Vor Bio presented updated clinical data from patients treated in VBP101, its Phase 1/2a multicenter, open-label, first-in-human study of trem-cel (VOR33) in patients with acute myeloid leukemia (AML). Guenther Koehne, MD, PhD, Deputy Director and Chief of Blood & Marrow Transplant and Hematologic Oncology at Miami Cancer Institute of Baptist Health South Florida will present these data on November 10, in an oral presentation at the ASTCT/EBMT 6thInternational Conference on Relapse After Transplant and Cellular Therapy (HSCT²) in Los Angeles, California. Primary neutrophil engraftment occurred in all seven patients treated to date with trem-cel with a median time to engraftment of 10 days, further providing evidence that CD33 is biologically dispensable.

Additionally, platelet recovery occurred at a median of 15.5 days, excluding one patient with previously documented anti-platelet antibodies (immune thrombocytopenia). All three patients treated with Mylotarg experienced hematologic protection from deep cytopenias through repeat doses, suggesting that trem-cel transplants shielded patients? healthy cells from the on-target toxicity (myelosuppression) typically seen with Mylotarg treatment. The hematological protection exhibited provides support that dose escalation of Mylotarg is warranted and highlights the potential to dose CD33-targeted CAR-T therapy without expected hematologic toxicity.

Mylotarg first-dose pharmacokinetics for the three patients treated showed that the 0.5 mg/m2 dose was within the exposure range measured for the therapeutic dose of Mylotarg in relapsed/refractory AML patients, potentially due to the decreased CD33 antigen sink in trem-cel patients. In all three patients, the percentage of CD33-negative donor cells increased following Mylotarg administration, suggesting that Mylotarg treatment at the first cohort level of 0.5 mg/m2 was pharmacologically active and enriched for CD33-edited donor cells. Next steps in the VBP101 study include dose escalation of Mylotarg to 1.0 mg/m2 and providing treatment opportunities for trem-cel patients who become measurable residual disease positive or relapse, such as induction-course Mylotarg and VCAR33ALLO.

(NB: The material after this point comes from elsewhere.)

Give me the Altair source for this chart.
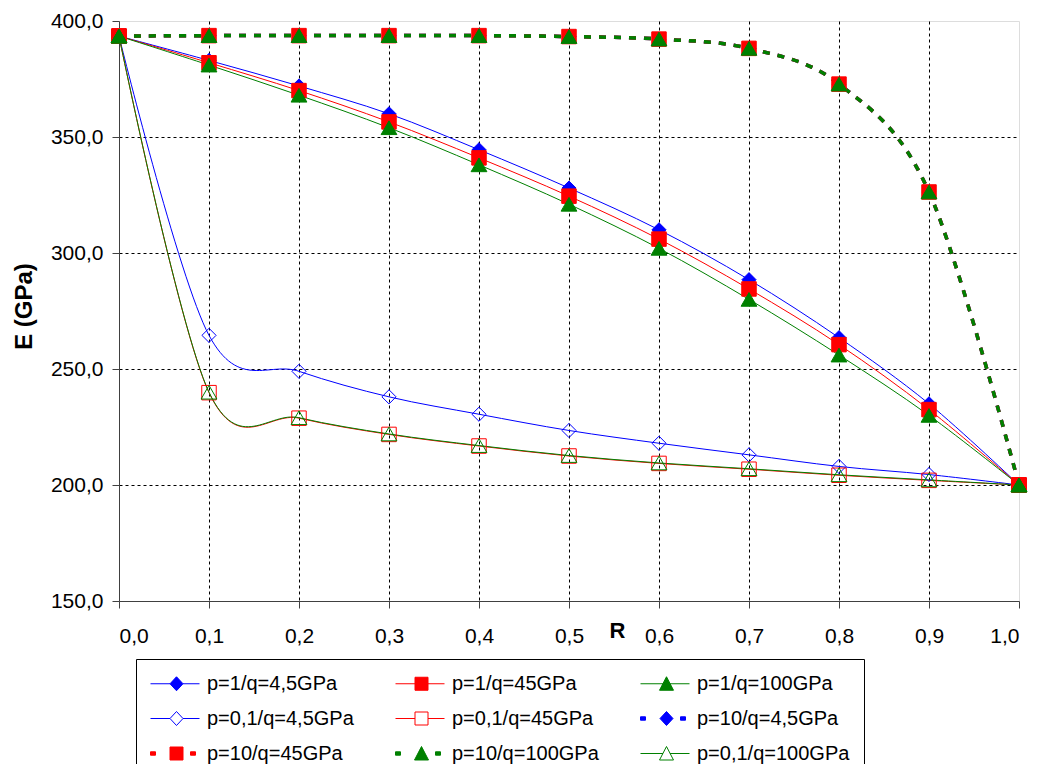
import altair as alt
import pandas as pd

# ---------------- data ----------------
R = [0.0, 0.1, 0.2, 0.3, 0.4, 0.5, 0.6, 0.7, 0.8, 0.9, 1.0]

series_names = [
    "p=1/q=4,5GPa", "p=1/q=45GPa", "p=1/q=100GPa",
    "p=0,1/q=4,5GPa", "p=0,1/q=45GPa", "p=10/q=4,5GPa",
    "p=10/q=45GPa", "p=10/q=100GPa", "p=0,1/q=100GPa",
]

E_p1_q4_5 = [393.5, 383.0, 372.0, 360.0, 344.5, 328.0, 310.0, 288.5, 263.5, 235.0, 200.0]
E_p1_q45 = [393.5, 382.0, 370.0, 356.5, 341.0, 324.5, 306.0, 284.5, 260.5, 232.5, 200.0]
E_p1_q100 = [393.5, 381.0, 368.0, 354.0, 338.0, 321.0, 302.0, 280.0, 256.0, 230.0, 200.0]
E_p01_q4_5 = [393.5, 264.5, 249.0, 238.0, 230.5, 223.5, 218.0, 213.0, 208.0, 204.5, 200.0]
E_p01_q45 = [393.5, 239.8, 228.8, 221.8, 216.8, 212.5, 209.3, 206.8, 204.2, 202.0, 200.0]
E_p10_q4_5 = [393.5, 393.7, 393.7, 393.7, 393.7, 393.3, 392.2, 388.2, 372.8, 326.3, 200.0]
E_p10_q45 = [393.5, 393.7, 393.7, 393.7, 393.7, 393.3, 392.2, 388.2, 372.8, 326.3, 200.0]
E_p10_q100 = [393.5, 393.7, 393.7, 393.7, 393.7, 393.3, 392.2, 388.2, 372.8, 326.3, 200.0]
E_p01_q100 = [393.5, 240.0, 229.0, 222.0, 217.0, 212.7, 209.5, 207.0, 204.4, 202.2, 200.0]

series_values = [E_p1_q4_5, E_p1_q45, E_p1_q100, E_p01_q4_5, E_p01_q45,
                 E_p10_q4_5, E_p10_q45, E_p10_q100, E_p01_q100]

x_ticks = [0.0, 0.1, 0.2, 0.3, 0.4, 0.5, 0.6, 0.7, 0.8, 0.9, 1.0]
y_ticks = [150, 200, 250, 300, 350, 400]

# ---------------- table built from the arrays ----------------
rows = []
for k, (name, vals) in enumerate(zip(series_names, series_values)):
    p = name.split("/")[0].replace("p=", "")
    q = name.split("/")[1].replace("q=", "").replace("GPa", "")
    for r, e in zip(R, vals):
        rows.append({"R": r, "E": e, "series": name, "p": p, "q": q, "k": k})
df = pd.DataFrame(rows)

# ---------------- styles (scale ranges) ----------------
BLUE, RED, GREEN = "#0000FF", "#FF0000", "#008000"
colors = [BLUE, RED, GREEN, BLUE, RED, BLUE, RED, GREEN, GREEN]
fills = [BLUE, RED, GREEN, "transparent", "transparent", BLUE, RED, GREEN, "transparent"]

# legend symbols: line segment + marker (custom SVG paths, 1 unit = sqrt(size)/2 px)
LINE_D = "M-1,0L0.95,0M2.25,0L3.9,0"
LINE_S = "M-1,0L0.95,0M2.25,0L3.9,0"
LINE_T = "M-1,0L1.25,0M1.95,0L3.9,0"
DIAM = "M1.6,-0.7L2.25,0L1.6,0.7L0.95,0Z"
SQR = "M0.95,-0.65L2.25,-0.65L2.25,0.65L0.95,0.65Z"
TRI = "M1.6,-0.7L2.3,0.65L0.9,0.65Z"
DASHES = "M-1,-0.17L-0.5,-0.17L-0.5,0.17L-1,0.17ZM3.0,-0.17L3.5,-0.17L3.5,0.17L3.0,0.17Z"
shapes = [
    LINE_D + DIAM, LINE_S + SQR, LINE_T + TRI,
    LINE_D + DIAM, LINE_S + SQR, DASHES + DIAM,
    DASHES + SQR, DASHES + TRI, LINE_T + TRI,
]

FONT = "Liberation Sans"

stroke_scale = alt.Scale(domain=series_names, range=colors)
fill_scale = alt.Scale(domain=series_names, range=fills)

xaxis = alt.Axis(
    values=x_ticks,
    labelExpr="replace(format(datum.value, '.1f'), '.', ',')",
    labelFont=FONT, labelFontSize=21, labelColor="black", labelPadding=17,
    tickSize=7, tickColor="#404040", domainColor="#404040", domainWidth=1,
    grid=True, gridColor="black", gridDash=[3, 3], gridWidth=1,
    gridOpacity={"condition": {"test": "datum.value <= 0.001 || datum.value >= 0.999", "value": 0}, "value": 1},
    title="R", titleFont=FONT, titleFontSize=22, titleFontWeight="bold", titleColor="black",
    titleX=498, titleY=36, titleBaseline="alphabetic", titleAlign="center",
)
yaxis = alt.Axis(
    values=y_ticks,
    labelExpr="replace(format(datum.value, '.1f'), '.', ',')",
    labelFont=FONT, labelFontSize=21, labelColor="black", labelPadding=9,
    tickSize=7, tickColor="#404040", domainColor="#404040", domainWidth=1,
    grid=True, gridColor="black", gridDash=[3, 3], gridWidth=1,
    gridOpacity={"condition": {"test": "datum.value <= 150 || datum.value >= 400", "value": 0}, "value": 1},
    title="E (GPa)", titleFont=FONT, titleFontSize=24, titleFontWeight="bold", titleColor="black",
    titleX=-95, titleY=285, titleBaseline="middle", titleAlign="center", titleAngle=270,
)

X = alt.X("R:Q", scale=alt.Scale(domain=[0, 1], nice=False, zero=False), axis=xaxis)
Y = alt.Y("E:Q", scale=alt.Scale(domain=[150, 400], nice=False, zero=False), axis=yaxis)
STROKE = alt.Stroke("series:N", scale=stroke_scale, legend=None)
FILL = alt.Fill("series:N", scale=fill_scale, legend=None)

base = alt.Chart(df)

leg = alt.Legend(
    title=None, orient="none", legendX=17, legendY=638, direction="horizontal",
    columns=3, columnPadding=39, rowPadding=14,
    labelFont=FONT, labelFontSize=20, labelColor="black", labelOffset=36,
    symbolSize=400, symbolStrokeWidth=1,
    strokeColor="black", fillColor="white", padding=14,
)
legend_layer = base.transform_filter("datum.R < -1").mark_point(strokeWidth=1, opacity=1).encode(
    x=X, y=Y,
    stroke=alt.Stroke("series:N", scale=stroke_scale, legend=leg),
    fill=alt.Fill("series:N", scale=fill_scale, legend=leg),
    shape=alt.Shape("series:N", scale=alt.Scale(domain=series_names, range=shapes), legend=leg),
)

solid_lines = base.transform_filter("datum.p != '10'").mark_line(
    interpolate="cardinal", tension=0, strokeWidth=1
).encode(x=X, y=Y, stroke=STROKE, order=alt.Order("R:Q"))

dashed_lines = base.transform_filter("datum.p == '10'").mark_line(
    interpolate="cardinal", tension=0, strokeWidth=3.5, strokeDash=[7, 8]
).encode(x=X, y=Y, stroke=STROKE, order=alt.Order("R:Q"))

diamonds = base.transform_filter("datum.q == '4,5'").mark_point(
    shape="diamond", size=200, strokeWidth=1, opacity=1
).encode(x=X, y=Y, stroke=STROKE, fill=FILL)
squares = base.transform_filter("datum.q == '45'").mark_point(
    shape="square", size=210, strokeWidth=1, opacity=1
).encode(x=X, y=Y, stroke=STROKE, fill=FILL)
triangles = base.transform_filter("datum.q == '100'").mark_point(
    shape="triangle-up", size=250, strokeWidth=1, opacity=1
).encode(x=X, y=Y, stroke=STROKE, fill=FILL)

chart = alt.layer(
    legend_layer, solid_lines, dashed_lines, diamonds, squares, triangles
).resolve_legend(
    stroke="independent", fill="independent", shape="independent"
).properties(
    width=900, height=580,
    autosize=alt.AutoSizeParams(type="none"),
    padding={"left": 111, "top": 13, "right": 11, "bottom": 163},
).configure_view(stroke="#a0a0a0", strokeWidth=1).configure(background="white")

chart.save("out.html", embed_options={"renderer": "svg", "actions": False})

As previously announced, the Pediatric Transplantation and Cellular Therapy Consortium (PTCTC) released data in an ASH abstract from its Phase 1/2 study (NCT03971799)1 of CD33CART (also known as VCAR33AUTO), which uses the same CAR-T construct as the Company?s VCAR33ALLO. The data show that 2 of 5 (40%) evaluable patients treated at the highest dose level achieved complete remission with a manageable safety profile (four out of 19 evaluable patients had cytokine release syndrome = Grade 3). This data further validates Vor Bio?s approach of using transplant donor cells as CAR-T starting material that are healthy, stem-like, and exactly matched to the patient?s immune system.

AML is the most common type of acute leukemia in adults and one of the deadliest and most aggressive blood cancers, affecting 20,000 newly diagnosed patients each year in the United States. Approximately half of patients with AML who receive a hematopoietic cell transplant (HCT) suffer a relapse of their leukemia, with two-year survival rates of less than 20%, and relapse rates are higher for patients with certain adverse risk features. The fragility of engrafted hematopoietic stem cells prevents treatment following transplant, giving the cancer a chance to return.

VBP101 is a Phase 1/2a, multicenter, open-label, first-in-human study of trem-cel (VOR33) in participants with AML who are undergoing human leukocyte antigen (HLA)-matched allogeneic HCT. Trem-cel is an allogeneic CRISPR/Cas9 genome-edited hematopoietic stem and progenitor cell (HSPC) therapy product, lacking the CD33 protein. It is being investigated for participants with CD33+ AML at high risk for relapse after HCT to allow post-HCT targeting of residual CD33+ acute AML cells using Mylotarg (gemtuzumab ozogamicin) without toxicity to engrafted cells.

Participants undergo a myeloablative HCT with matched related or unrelated donor CD34-selected HSPCs engineered to remove CD33 expression (trem-cel drug product). Mylotarg is given after engraftment for up to four cycles. The primary endpoint is the incidence of successful engraftment, defined as the first day of 3 consecutive days of absolute neutrophil count (ANC) =500 cells/mm2 by day 28.

Part 1 of this study is evaluating the safety of escalating Mylotarg dose levels to determine the maximum tolerated dose (MTD) and recommended Phase 2 dose. Part 2 will expand the number of participants to evaluate the Mylotarg recommended Phase 2 dose. Tremtelectogene empogeditemcel (trem-cel), formerly VOR33, is a genome-edited hematopoietic stem and progenitor allogeneic donor product candidate where CD33 has been deleted using genome engineering.

Transplant with trem-cel is designed to replace standard of care transplants for patients suffering from AML and potentially other blood cancers. Trem-cel has the potential to enable powerful targeted therapies in the post-transplant setting including CD33-targeted CAR-T cells.